Axial Crushing and Energy Absorption Integrated Design of Modular Filled Double-Hat Beam Composite Structures

Abstract

In order to study the influence of modular filled and composite material forms on the axial crushing and energy absorption properties of structures, modular filled composite structures were constructed, and innovatively applied to the inner side of double-hat beam (DHB) structures in automobiles. The modular filled structures comprise hexagonal, quadrilateral, and triangular sections. By analyzing the collision performance of modular filled DHB structures, significant enhancements were observed in both the sectional characteristics and the specific Mean Crushing Force of modular filled DHBs compared to the conventional double-hat beam structure. These advancements notably improved the plastic deformation characteristics of the structures.
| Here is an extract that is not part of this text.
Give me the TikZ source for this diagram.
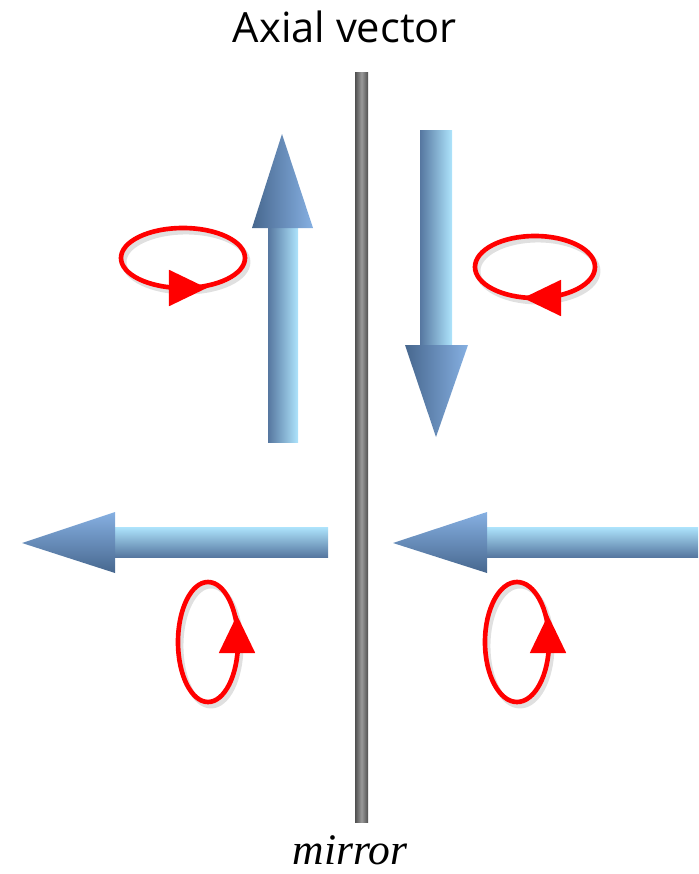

Additionally, dynamic weightlessness experiments were conducted to validate the accuracy of the simulation model. Among the proposed schemes, namely QU-5, HE-5, and TR-5, notable improvements in crashworthiness were identified. Specifically, crashworthiness indicators increased by 32.54%, 78.9%, and 116.53%. Compared with other thin-walled structures, modular filled composite DHBs have advantages in axial crushing and energy absorption. By optimizing layout characteristics, the modular filled structures will achieve significant lightweight and energy absorption performance improvements. This work has clear reference value for automotive engineers and scholars to further explore the axial crash safety, platform modularization, and lightweight design of vehicles.